Artifact Review Summary: Oobleck: Resilient Distributed Training of Large Models Using Pipeline Templates
Artifact Details
Badges Awarded
Artifact Available | Artifact Functional | Results Reproduced |
Description of the Artifact
Oobleck is a system designed for resilient distributed hybrid-parallel training of expansive DNN models. It guarantees fault tolerance while optimizing throughput. The artifact encompasses the source code for Oobleck, scripts for environment setup, and comprehensive instructions. The evaluation process is divided into two distinct phases: (1) Functional Correctness Evaluation phase: include unit tests like pipeline template generation, pipeline instantiation, and dynamic reconfiguration; (2) Paper Figure Correctness Evaluation phase: reproduce the paper’s results using the Bamboo simulator.

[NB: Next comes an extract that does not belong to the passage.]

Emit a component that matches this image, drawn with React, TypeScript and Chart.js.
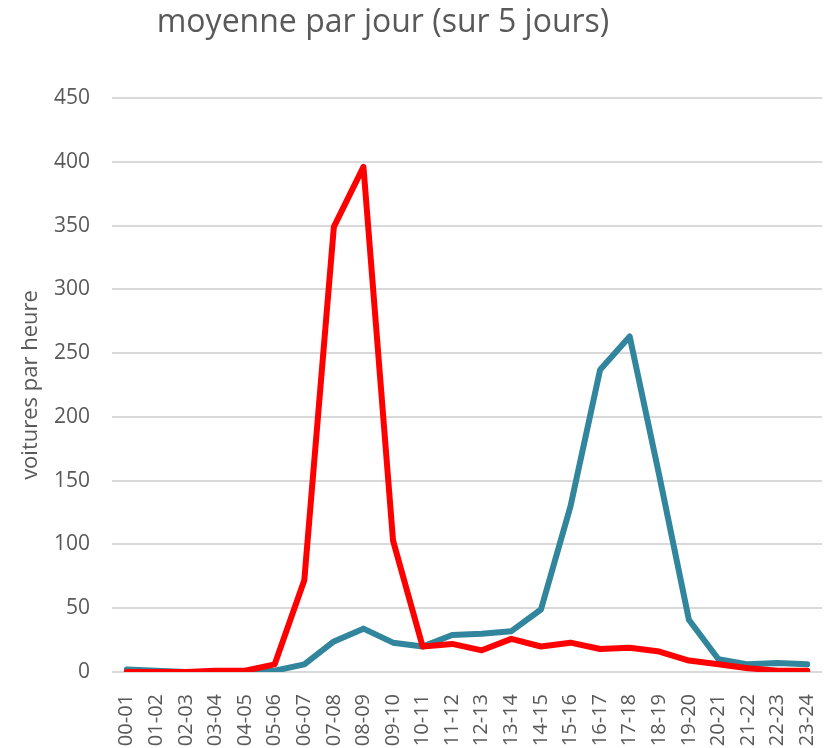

Environment(s) Used for Testing
- Chameleon Cloud (Ubuntu) provided by the authors
- Servers with 4 NVIDIA DGX V100 and Ubuntu 20.04
Step-By-Step Instructions to Exercise the Artifact
- Follow the README located here: https://github.com/SymbioticLab/oobleck/blob/sosp23-artifact/README.md
- Install matplotlib and colorama packages using pip install matplotlib colorama before generating the plots as mentioned here: https://github.com/SymbioticLab/Oobleck/tree/sosp23-artifact/tools/simulator
How The Artifact Supports The Paper
Artifact Available
The artifact can be accessed through a public repository, accompanied by detailed documentation and instructions for executing the experiments and reproducing the result.
Artifact Functional
All commands and scripts were successfully executed on my end. Although the actual training wasn’t performed within the artifacts, pivotal steps like pipeline template generation, pipeline instantiation, and dynamic reconfiguration were accomplished without issue.
Artifact Reproduced
By executing the bash script in the simulator, the outputs (Figure 1, 9, 10, 12, 13, 14, and 15) were produced and they consistently align with the results showcased in the paper.
Additional Notes and Resources
The evaluated artifact primarily covers specific key steps mentioned in the paper, falling short of offering comprehensive end-to-end training and execution. Subsequent researchers may benefit significantly from insights gleaned from end-to-end executions.